8.3 Tasks: Troubleshoot Kubernetes Service Discovery

Task 8.3.1: Troubleshooting Kubernetes Service Discovery

We will now deploy an application with an error in the monitoring configration.

  • Deploy Loki in your namespace by adding the following files to your git repo in the user-demo/ folder:
---
apiVersion: apps/v1
kind: Deployment
metadata:
  labels:
    app: loki
  name: loki
spec:
  replicas: 1
  selector:
    matchLabels:
      app: loki
  template:
    metadata:
      labels:
        app: loki
    spec:
      containers:
      - image: mirror.gcr.io/grafana/loki:latest
        name: loki
---
apiVersion: v1
kind: Service
metadata:
  labels:
    app: loki
  name: loki
spec:
  ports:
    - name: http
      port: 3100
      protocol: TCP
      targetPort: 3100
  selector:
    app: loki
  type: NodePort
---
apiVersion: monitoring.coreos.com/v1
kind: ServiceMonitor
metadata:
  labels:
    app.kubernetes.io/name: loki
  name: loki
spec:
  endpoints:
    - interval: 30s
      port: http
      scheme: http
      path: /metrics
  selector:
    matchLabels:
      prometheus-monitoring: 'true'

Add, commit and push changes to your git repository and let ArgoCD sync your app again.

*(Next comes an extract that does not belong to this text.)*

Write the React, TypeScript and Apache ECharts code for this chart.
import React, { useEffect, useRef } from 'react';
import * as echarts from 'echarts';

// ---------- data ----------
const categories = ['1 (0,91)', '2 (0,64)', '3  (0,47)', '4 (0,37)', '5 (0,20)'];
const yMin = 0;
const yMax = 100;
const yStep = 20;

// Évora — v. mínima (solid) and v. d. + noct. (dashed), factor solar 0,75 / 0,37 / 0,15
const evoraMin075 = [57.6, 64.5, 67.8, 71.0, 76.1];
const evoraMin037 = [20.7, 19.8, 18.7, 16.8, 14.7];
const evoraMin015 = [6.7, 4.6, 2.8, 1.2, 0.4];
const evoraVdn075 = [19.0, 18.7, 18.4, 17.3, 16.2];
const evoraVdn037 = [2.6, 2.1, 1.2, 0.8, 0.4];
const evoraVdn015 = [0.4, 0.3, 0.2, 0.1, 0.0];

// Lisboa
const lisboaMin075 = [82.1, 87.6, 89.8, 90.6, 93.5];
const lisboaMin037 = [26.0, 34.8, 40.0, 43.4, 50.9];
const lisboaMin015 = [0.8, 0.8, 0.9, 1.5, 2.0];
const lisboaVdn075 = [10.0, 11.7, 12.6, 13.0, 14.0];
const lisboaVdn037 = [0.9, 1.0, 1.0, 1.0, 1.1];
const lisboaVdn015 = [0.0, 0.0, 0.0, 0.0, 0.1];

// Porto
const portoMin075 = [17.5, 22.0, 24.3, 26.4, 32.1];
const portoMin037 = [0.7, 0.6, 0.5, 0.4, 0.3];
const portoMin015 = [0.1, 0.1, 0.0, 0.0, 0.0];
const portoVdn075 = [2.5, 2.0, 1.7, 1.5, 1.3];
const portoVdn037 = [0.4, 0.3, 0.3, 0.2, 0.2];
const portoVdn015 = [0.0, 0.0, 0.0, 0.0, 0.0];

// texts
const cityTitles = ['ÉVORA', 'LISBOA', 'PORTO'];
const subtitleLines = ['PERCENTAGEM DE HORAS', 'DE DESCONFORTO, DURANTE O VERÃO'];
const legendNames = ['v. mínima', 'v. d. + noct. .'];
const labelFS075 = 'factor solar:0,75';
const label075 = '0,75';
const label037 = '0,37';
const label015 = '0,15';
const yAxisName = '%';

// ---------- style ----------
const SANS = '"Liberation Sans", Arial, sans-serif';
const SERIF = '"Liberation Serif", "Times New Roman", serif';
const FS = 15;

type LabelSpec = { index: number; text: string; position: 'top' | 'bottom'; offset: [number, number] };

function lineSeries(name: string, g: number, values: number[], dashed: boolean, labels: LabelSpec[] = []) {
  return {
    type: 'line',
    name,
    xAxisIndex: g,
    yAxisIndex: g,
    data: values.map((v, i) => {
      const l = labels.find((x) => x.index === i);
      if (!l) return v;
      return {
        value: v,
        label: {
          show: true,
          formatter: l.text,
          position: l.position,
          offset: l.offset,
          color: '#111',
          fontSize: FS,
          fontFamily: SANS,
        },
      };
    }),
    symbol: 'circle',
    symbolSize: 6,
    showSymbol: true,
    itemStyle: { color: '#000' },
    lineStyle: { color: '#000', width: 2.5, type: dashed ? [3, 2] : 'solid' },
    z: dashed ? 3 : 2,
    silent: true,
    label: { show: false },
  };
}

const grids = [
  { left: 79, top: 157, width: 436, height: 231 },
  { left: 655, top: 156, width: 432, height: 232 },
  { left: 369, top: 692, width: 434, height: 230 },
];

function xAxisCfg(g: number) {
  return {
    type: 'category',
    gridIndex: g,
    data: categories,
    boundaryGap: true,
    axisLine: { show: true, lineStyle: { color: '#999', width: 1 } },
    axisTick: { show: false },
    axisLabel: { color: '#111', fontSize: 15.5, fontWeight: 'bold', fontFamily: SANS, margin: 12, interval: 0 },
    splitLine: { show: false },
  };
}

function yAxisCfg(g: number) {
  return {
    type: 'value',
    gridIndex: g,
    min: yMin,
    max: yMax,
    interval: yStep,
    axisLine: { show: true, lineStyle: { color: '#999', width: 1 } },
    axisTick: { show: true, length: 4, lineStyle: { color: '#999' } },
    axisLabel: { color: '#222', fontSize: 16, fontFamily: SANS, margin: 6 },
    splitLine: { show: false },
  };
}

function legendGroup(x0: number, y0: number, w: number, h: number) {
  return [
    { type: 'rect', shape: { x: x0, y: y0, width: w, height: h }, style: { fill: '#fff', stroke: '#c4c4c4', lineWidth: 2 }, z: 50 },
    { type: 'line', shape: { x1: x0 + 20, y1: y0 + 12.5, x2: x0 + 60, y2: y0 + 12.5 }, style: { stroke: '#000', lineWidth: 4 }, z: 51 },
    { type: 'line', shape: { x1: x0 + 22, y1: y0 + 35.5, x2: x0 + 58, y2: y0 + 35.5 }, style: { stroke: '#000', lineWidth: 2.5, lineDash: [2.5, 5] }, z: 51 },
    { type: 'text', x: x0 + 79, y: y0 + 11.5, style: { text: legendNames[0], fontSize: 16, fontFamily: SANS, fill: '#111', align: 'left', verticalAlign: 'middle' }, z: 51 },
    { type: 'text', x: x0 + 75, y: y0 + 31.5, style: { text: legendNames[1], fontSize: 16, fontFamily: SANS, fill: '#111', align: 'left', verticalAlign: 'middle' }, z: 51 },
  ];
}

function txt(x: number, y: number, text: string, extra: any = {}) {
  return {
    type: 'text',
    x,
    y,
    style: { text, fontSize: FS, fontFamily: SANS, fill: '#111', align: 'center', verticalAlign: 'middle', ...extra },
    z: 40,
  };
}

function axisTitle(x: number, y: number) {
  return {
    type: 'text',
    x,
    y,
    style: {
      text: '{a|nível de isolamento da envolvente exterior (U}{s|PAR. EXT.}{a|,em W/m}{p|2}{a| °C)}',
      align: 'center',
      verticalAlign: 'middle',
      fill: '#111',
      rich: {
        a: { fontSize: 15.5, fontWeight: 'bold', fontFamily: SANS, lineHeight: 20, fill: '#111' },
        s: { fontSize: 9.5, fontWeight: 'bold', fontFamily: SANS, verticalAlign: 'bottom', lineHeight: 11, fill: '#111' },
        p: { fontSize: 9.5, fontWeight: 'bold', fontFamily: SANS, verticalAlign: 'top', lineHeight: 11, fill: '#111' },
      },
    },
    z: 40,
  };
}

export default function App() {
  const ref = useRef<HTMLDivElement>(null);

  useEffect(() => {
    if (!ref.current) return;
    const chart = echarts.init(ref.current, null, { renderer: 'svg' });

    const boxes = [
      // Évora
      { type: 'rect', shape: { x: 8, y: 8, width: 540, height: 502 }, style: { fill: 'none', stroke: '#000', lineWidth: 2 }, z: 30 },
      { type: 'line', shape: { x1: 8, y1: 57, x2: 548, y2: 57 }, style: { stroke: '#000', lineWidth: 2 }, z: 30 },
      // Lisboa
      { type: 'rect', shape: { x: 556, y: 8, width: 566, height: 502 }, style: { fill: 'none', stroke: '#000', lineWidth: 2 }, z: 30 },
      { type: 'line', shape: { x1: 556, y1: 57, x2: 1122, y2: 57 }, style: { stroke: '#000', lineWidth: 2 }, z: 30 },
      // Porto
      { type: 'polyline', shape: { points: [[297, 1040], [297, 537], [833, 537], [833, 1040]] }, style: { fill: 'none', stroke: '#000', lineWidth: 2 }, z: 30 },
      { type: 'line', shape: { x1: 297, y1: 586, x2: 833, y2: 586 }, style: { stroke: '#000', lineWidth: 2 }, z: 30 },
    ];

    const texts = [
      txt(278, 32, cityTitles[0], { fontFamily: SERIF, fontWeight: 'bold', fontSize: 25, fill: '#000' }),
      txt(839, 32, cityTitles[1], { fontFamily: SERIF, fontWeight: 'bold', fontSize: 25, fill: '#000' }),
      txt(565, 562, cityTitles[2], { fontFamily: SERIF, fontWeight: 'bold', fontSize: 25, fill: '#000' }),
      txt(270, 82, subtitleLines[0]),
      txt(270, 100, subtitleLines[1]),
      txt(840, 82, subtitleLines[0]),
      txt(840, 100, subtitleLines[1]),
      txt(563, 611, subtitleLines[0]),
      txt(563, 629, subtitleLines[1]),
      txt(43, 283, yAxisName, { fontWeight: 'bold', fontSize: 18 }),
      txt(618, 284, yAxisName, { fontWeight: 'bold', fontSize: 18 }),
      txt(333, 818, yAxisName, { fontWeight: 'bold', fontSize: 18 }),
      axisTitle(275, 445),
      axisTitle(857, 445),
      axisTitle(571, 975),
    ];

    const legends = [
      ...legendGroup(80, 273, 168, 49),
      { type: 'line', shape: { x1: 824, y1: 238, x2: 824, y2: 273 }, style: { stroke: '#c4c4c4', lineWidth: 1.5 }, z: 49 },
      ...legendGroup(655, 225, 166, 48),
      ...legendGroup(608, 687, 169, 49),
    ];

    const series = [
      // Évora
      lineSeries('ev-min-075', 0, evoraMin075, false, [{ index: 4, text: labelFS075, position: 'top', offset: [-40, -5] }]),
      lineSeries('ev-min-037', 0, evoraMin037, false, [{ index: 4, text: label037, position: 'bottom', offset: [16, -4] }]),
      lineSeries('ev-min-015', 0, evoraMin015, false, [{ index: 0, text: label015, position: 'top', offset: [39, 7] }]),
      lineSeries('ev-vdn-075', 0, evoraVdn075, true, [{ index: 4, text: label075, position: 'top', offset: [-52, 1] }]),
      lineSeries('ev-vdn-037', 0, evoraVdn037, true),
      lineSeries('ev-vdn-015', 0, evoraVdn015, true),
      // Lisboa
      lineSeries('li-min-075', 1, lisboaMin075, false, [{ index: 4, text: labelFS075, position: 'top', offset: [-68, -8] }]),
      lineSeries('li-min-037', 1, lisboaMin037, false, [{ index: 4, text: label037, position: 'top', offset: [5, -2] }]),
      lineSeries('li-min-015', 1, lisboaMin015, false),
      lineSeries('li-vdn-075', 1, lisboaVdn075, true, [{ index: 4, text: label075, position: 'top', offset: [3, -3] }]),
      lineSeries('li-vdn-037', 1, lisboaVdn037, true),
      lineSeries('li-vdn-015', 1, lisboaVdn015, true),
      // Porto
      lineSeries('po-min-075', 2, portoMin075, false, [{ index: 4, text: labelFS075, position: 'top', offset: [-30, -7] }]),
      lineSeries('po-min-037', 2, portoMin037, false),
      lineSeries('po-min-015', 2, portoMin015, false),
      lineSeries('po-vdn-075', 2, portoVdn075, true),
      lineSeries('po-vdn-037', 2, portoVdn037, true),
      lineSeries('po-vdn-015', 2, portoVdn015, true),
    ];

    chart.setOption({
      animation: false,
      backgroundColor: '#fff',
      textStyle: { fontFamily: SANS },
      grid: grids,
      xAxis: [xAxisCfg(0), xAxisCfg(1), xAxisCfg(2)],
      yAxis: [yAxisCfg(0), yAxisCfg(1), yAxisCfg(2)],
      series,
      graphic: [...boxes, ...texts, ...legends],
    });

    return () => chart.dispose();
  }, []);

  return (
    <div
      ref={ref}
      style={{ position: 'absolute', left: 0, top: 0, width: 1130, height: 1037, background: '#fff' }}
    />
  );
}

  • When you visit the Prometheus user interface you will notice, that the Prometheus Server does not scrape metrics from Loki. Try to find out why.
Hints

The quickest way to do this is to follow the instructions in the info box above. So let’s first find out which of the following statements apply to us

  • The configuration defined in the ServiceMonitor does not appear in the Prometheus scrape configuration
    • Let’s check if Prometheus reads the configuration defined in the ServiceMonitor resource. To do so navigate to Prometheus configuration and search if loki appears in the scrape_configuration. You should find a job with the name serviceMonitor/loki/loki/0, therefore this should not be the issue in this case.
  • The Endpoint appears in the Prometheus configuration but not under targets.
    • The namespaceSelector in the ServiceMonitor does not match the namespace of your app
    • The label selector does not match the Service of your app
    • The port name does not match the Service of your app
  • The Endpoint appears as a Prometheus target, but no data gets scraped
    • The application does not provide metrics under the correct path and port
    • Networking issues
    • Authentication required, but not configured
Hints

The quickest way to do this is to follow the instructions in the info box above. So let’s first find out which of the following statements apply to us

  • The configuration defined in the ServiceMonitor does not appear in the Prometheus scrape configuration
    • Let’s check if Prometheus reads the configuration defined in the ServiceMonitor resource. To do so navigate to Prometheus configuration and search if loki appears in the scrape_configuration. You should find a job with the name serviceMonitor/loki/loki/0, therefore this should not be the issue in this case.
  • The Endpoint appears in the Prometheus configuration but not under targets.
    • Lets check if the application is running

      kubectl get pod
      

      You should see a loki Pod in the Running state:

      NAME                    READY   STATUS    RESTARTS   AGE
      loki-5846d87f4c-tthsr   1/1     Running   0          34m
      
    • Lets check if the application is exposing metrics

      PODNAME=$(kubectl get pod -l app=loki -o name)
      kubectl exec $PODNAME -it -- wget -O - localhost:3100/metrics
      ...
      
    • The application exposes metrics and Prometheus generated the configuration according to the defined servicemonitor. Let’s verify, if the ServiceMonitor matches the Service.

      kubectl get svc loki -o yaml
      
      apiVersion: v1
      kind: Service
      metadata:
        ...
        labels:
          app: loki
        name: loki
      spec:
        ...
        ports:
        - name: http
          ...
      

      We see that the Service has the port named http and the label app: loki set. Let’s check the ServiceMonitor

      kubectl get servicemonitor loki -o yaml
      
      apiVersion: monitoring.coreos.com/v1
      kind: ServiceMonitor
      ...
      spec:
        endpoints:
        - interval: 30s
          ...
          port: http
          ...
        selector:
          matchLabels:
            prometheus-monitoring: "true"
      

      We see that the ServiceMonitor expect the port named http and a label prometheus-monitoring: "true" set. So the culprit is the missing label. Let’s adjust the service manifest, commit and push.

      apiVersion: v1
      kind: Service
      metadata:
        labels:
          app: loki
          prometheus-monitoring: "true"
        name: loki
      spec:
        ports:
          - name: http
            port: 3100
            protocol: TCP
            targetPort: 3100
        selector:
          app: loki
        type: NodePort
      

      Verify that the target now gets scraped in the Prometheus user interface .